— SOURCE DATA —
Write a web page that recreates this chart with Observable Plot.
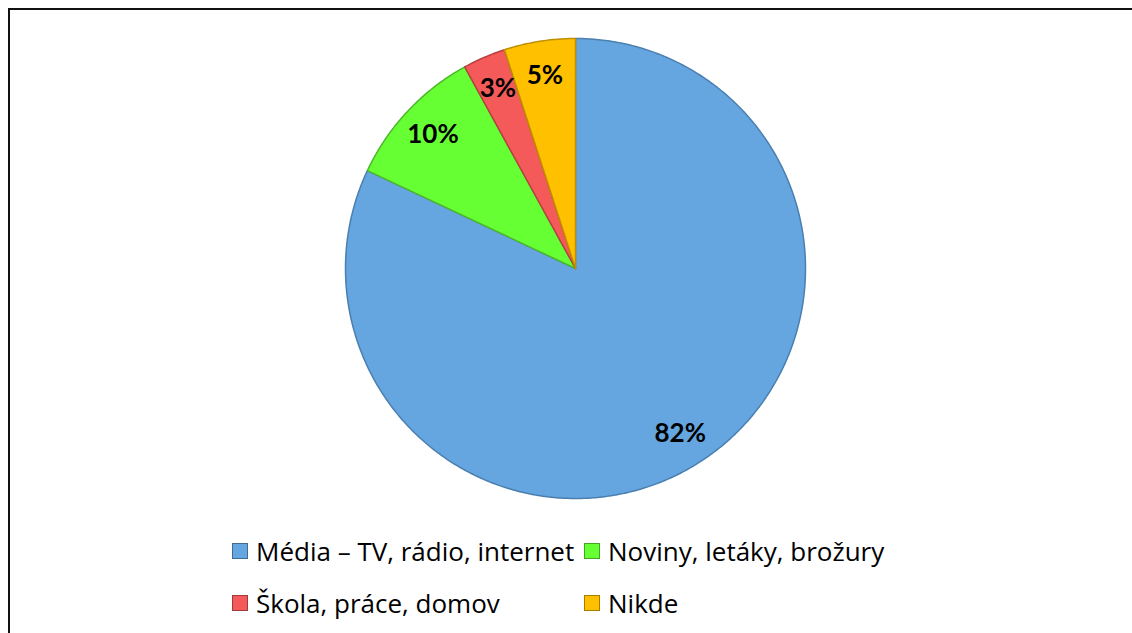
<!DOCTYPE html>
<html>
<head>
<meta charset="utf-8">
<script src="https://cdn.jsdelivr.net/npm/d3@7"></script>
<script src="https://cdn.jsdelivr.net/npm/@observablehq/plot@0.6"></script>
<style>
  html, body { margin: 0; padding: 0; background: #fff; }
  #wrap { position: relative; width: 1132px; height: 633px; overflow: hidden; background: #fff; }
  #frame { position: absolute; left: 8px; top: 8px; width: 1130px; height: 630px;
           border-top: 2px solid #111; border-left: 2px solid #111; box-sizing: border-box; }
  #chart { position: absolute; left: 0; top: 0; }
  .leg { position: absolute; font-family: "Open Sans", Lato, sans-serif; font-size: 26px; color: #000;
         display: flex; align-items: center; white-space: nowrap; }
  .sw { width: 16px; height: 16px; margin-right: 8px; box-sizing: border-box; border: 1px solid rgba(0,0,0,0.35); }
</style>
</head>
<body>
<div id="wrap">
  <div id="frame"></div>
  <div id="chart"></div>
  <div id="legend"></div>
</div>
<script>
const categories = ["Média – TV, rádio, internet", "Noviny, letáky, brožury", "Škola, práce, domov", "Nikde"];
const values = [82, 10, 3, 5];
const labels = ["82%", "10%", "3%", "5%"];
const colors = ["#65A6E0", "#66FF33", "#F55A5A", "#FFC000"];
const strokes = ["#4A7FB0", "#4DB82A", "#B84040", "#C08F00"];

const arcs = d3.pie().sort(null).startAngle(0).endAngle(2 * Math.PI)(values);

const slicePts = [];
arcs.forEach((a, i) => {
  slicePts.push({cat: categories[i], x: 0, y: 0});
  const n = Math.max(4, Math.ceil((a.endAngle - a.startAngle) / 0.01));
  for (let k = 0; k <= n; k++) {
    const t = a.startAngle + (a.endAngle - a.startAngle) * k / n;
    slicePts.push({cat: categories[i], x: Math.sin(t), y: Math.cos(t)});
  }
  slicePts.push({cat: categories[i], x: 0, y: 0});
});

const labelPts = arcs.map((a, i) => {
  const m = (a.startAngle + a.endAngle) / 2;
  return {label: labels[i], x: 0.85 * Math.sin(m), y: 0.85 * Math.cos(m)};
});

const sliceMarks = categories.map((c, i) =>
  Plot.line(slicePts.filter(d => d.cat === c), {x: "x", y: "y", fill: colors[i],
    stroke: strokes[i], strokeWidth: 1.5, strokeLinejoin: "round"})
);

const chart = Plot.plot({
  width: 1132,
  height: 520,
  marginLeft: 345,
  marginRight: 327,
  marginTop: 38,
  marginBottom: 22,
  x: {domain: [-1, 1], axis: null},
  y: {domain: [-1, 1], axis: null},
  style: {background: "transparent"},
  marks: [
    ...sliceMarks,
    Plot.text(labelPts, {x: "x", y: "y", text: "label", fontSize: 26, fontWeight: "bold",
      fontFamily: "Lato, 'Open Sans', sans-serif", fill: "black"})
  ]
});
document.getElementById("chart").appendChild(chart);

const legendPos = [
  {left: 232, top: 551}, {left: 584, top: 551},
  {left: 232, top: 603}, {left: 584, top: 603}
];
const legend = document.getElementById("legend");
categories.forEach((c, i) => {
  const el = document.createElement("div");
  el.className = "leg";
  el.style.left = legendPos[i].left + "px";
  el.style.top = (legendPos[i].top - 18) + "px";
  el.style.height = "36px";
  const sw = document.createElement("div");
  sw.className = "sw";
  sw.style.background = colors[i];
  el.appendChild(sw);
  const tx = document.createElement("span");
  tx.textContent = c;
  el.appendChild(tx);
  legend.appendChild(el);
});
</script>
</body>
</html>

— WHAT THE TASK ASKS —
Only lines with the string "chart" belong in your answer; copy each one.

— ANSWER FOR THE TASK —
Write a web page that recreates this chart with Observable Plot.
  #chart { position: absolute; left: 0; top: 0; }
  <div id="chart"></div>
const chart = Plot.plot({
document.getElementById("chart").appendChild(chart);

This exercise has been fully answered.